I’ve decided to take a 3+ month sabbatical from frog to kick-back, launch a few projects including a couple of books, take in some interesting travel and generally slow things down enough to broaden the mind and warm the soul. It will include distant lands and high mountains, including more remote parts of Asia.
I’ve written this before but it’s worth repeating: that the gutter between consultant-as-change-agent and corporate whore is littered with fat bonuses and broken dreams. Making money is easy. What you turn down, the money that you leave on the table defines you more than what you take.

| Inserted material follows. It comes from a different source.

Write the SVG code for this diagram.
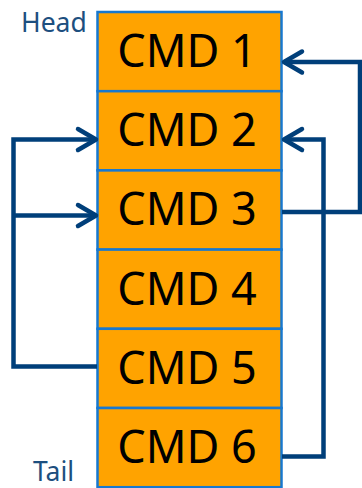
<svg xmlns="http://www.w3.org/2000/svg" width="362" height="488" viewBox="0 0 362 488">
  <style>
    .box { fill: #ffa300; stroke: #1778d0; stroke-width: 2.5; }
    .cmd { font-family: "Noto Sans", "DejaVu Sans", sans-serif; font-size: 45px; fill: #000; text-anchor: middle; }
    .lbl { font-family: "Noto Sans", "DejaVu Sans", sans-serif; font-size: 26.5px; fill: #1d4f7f; }
    .link { fill: none; stroke: #003f7a; stroke-width: 4.5; stroke-linejoin: miter; }
    .head { fill: none; stroke: #003f7a; stroke-width: 4.5; stroke-linecap: round; stroke-linejoin: round; }
  </style>

  <text class="lbl" x="21" y="32">Head</text>
  <text class="lbl" x="33" y="481">Tail</text>

  <g id="cmd1"><rect class="box" x="97.5" y="12" width="184" height="79.2"/><text class="cmd" x="187" y="67">CMD 1</text></g>
  <g id="cmd2"><rect class="box" x="97.5" y="91.2" width="184" height="79.2"/><text class="cmd" x="187" y="146.2">CMD 2</text></g>
  <g id="cmd3"><rect class="box" x="97.5" y="170.4" width="184" height="79.2"/><text class="cmd" x="187" y="225.4">CMD 3</text></g>
  <g id="cmd4"><rect class="box" x="97.5" y="249.6" width="184" height="79.2"/><text class="cmd" x="187" y="304.6">CMD 4</text></g>
  <g id="cmd5"><rect class="box" x="97.5" y="328.8" width="184" height="79.2"/><text class="cmd" x="187" y="383.8">CMD 5</text></g>
  <g id="cmd6"><rect class="box" x="97.5" y="408" width="184" height="79.2"/><text class="cmd" x="187" y="463">CMD 6</text></g>

  <g id="connectors">
    <!-- CMD 3 -> CMD 1 (right side) -->
    <path class="link" d="M282 212 H360 V62 H284"/>
    <path class="head" d="M302 51.5 L284 62 L302 72.5"/>
    <!-- CMD 6 -> CMD 2 (right side) -->
    <path class="link" d="M282 456.5 H323.5 V139.5 H284"/>
    <path class="head" d="M302 129 L284 139.5 L302 150"/>
    <!-- CMD 5 -> CMD 2 and CMD 3 (left side) -->
    <path class="link" d="M97 366.5 H13.5 V139.5 H95"/>
    <path class="link" d="M13.5 215.5 H95"/>
    <path class="head" d="M78 129 L96 139.5 L78 150"/>
    <path class="head" d="M78 205 L96 215.5 L78 226"/>
  </g>
</svg>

This is a timely moment to reflect on priorities.
Working for a commercial consultancy naturally raises numerous (often daily) moral and ethical issues about the kinds of clients and projects that are taken on and within projects, the kinds of (design) decisions that are taken. Within a consultancy the research/insights practice is (or should be) at the forefront of facing these issues ahead of the rest of the org, understanding how they can play out worldwide, and in exploring the consequences. I’d go so far as to say that if your research is not raising moral and ethical dilemmas you’re probably not doing it right.

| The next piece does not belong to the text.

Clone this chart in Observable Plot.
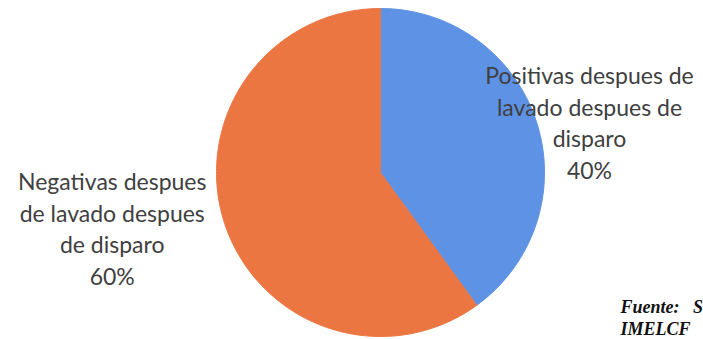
<!DOCTYPE html>
<html><head><meta charset="utf-8">
<script src="https://cdn.jsdelivr.net/npm/d3@7"></script>
<script src="https://cdn.jsdelivr.net/npm/@observablehq/plot@0.6"></script>
<style>body{margin:0;background:#fff;overflow:hidden}</style>
</head><body><div id="chart"></div>
<script>
const categories = ["Positivas", "Negativas"];
const labelTexts = ["Positivas despues de\nlavado despues de\ndisparo", "Negativas despues\nde lavado despues\nde disparo"];
const values = [40, 60];
const percentLabels = ["40%", "60%"];
const colors = ["#5e92e4", "#ec7642"];
const sourceNote = "Fuente:   S\nIMELCF";

const arcs = d3.pie().sort(null).value(d => d)(values);
const pts = [];
arcs.forEach((a, i) => {
  const n = 200;
  pts.push({cat: categories[i], x: 0, y: 0});
  for (let k = 0; k <= n; k++) {
    const t = a.startAngle + (a.endAngle - a.startAngle) * k / n;
    pts.push({cat: categories[i], x: Math.sin(t), y: Math.cos(t)});
  }
  pts.push({cat: categories[i], x: 0, y: 0});
});

const labelLayout = [{r: 1.34, dy: 17}, {r: 1.72, dy: -32}];
const labels = arcs.map((a, i) => {
  const m = (a.startAngle + a.endAngle) / 2;
  return {x: Math.sin(m) * labelLayout[i].r, y: Math.cos(m) * labelLayout[i].r, dy: labelLayout[i].dy,
          text: labelTexts[i] + "\n" + percentLabels[i]};
});

const chart = Plot.plot({
  width: 703, height: 339,
  marginLeft: 216, marginRight: 159, marginTop: 8, marginBottom: 3,
  x: {domain: [-1, 1], axis: null},
  y: {domain: [-1, 1], axis: null},
  color: {domain: categories, range: colors},
  style: {background: "#fff", overflow: "hidden"},
  marks: [
    Plot.line(pts, {x: "x", y: "y", z: "cat", fill: "cat", stroke: "none", curve: "linear"}),
    Plot.line(pts, {x: "x", y: "y", z: "cat", stroke: "cat", strokeWidth: 1, fill: "none"}),
    ...labels.map(l => Plot.text([l], {x: "x", y: "y", text: "text", dy: l.dy, fontFamily: "Lato", fontSize: 23,
      fill: "#404040", lineHeight: 1.37, textAnchor: "middle", lineAnchor: "middle"})),
    Plot.text([sourceNote], {text: d => d, frameAnchor: "bottom-right", dx: 76, dy: -2, textAnchor: "start",
      lineAnchor: "bottom", fontFamily: "Liberation Serif", fontWeight: "bold", fontStyle: "italic",
      fontSize: 18, fill: "#111", lineHeight: 1.22})
  ]
});
document.getElementById("chart").append(chart);
</script></body></html>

How does this play out for product design in 2014? The line between socially acceptable and not is constantly shifting and it takes a nuanced understanding of behaviour to understand where norms will settle and what it will take to shift them. For those skilled in the arts of good and/or behaviourally manipulative design the question is whether you want to shift them and why. If you want to understand how these issues could play out read Reflections on Google Glass. In a world of connected things it’s not enough to eat your own dog-food, the people you love need to eat it as well and you have to be willing to watch them choke.
I’ll be sharing out a few things in the new year that should interest Future Perfect regulars and further down the line writing about consultancy life.
Enjoy your winter break.
See you on the other side.
Photo: last month somewhere on the edge of the Tibetan plateau on one of those days when lungs were filled, muscles were stretched and lips were scorched.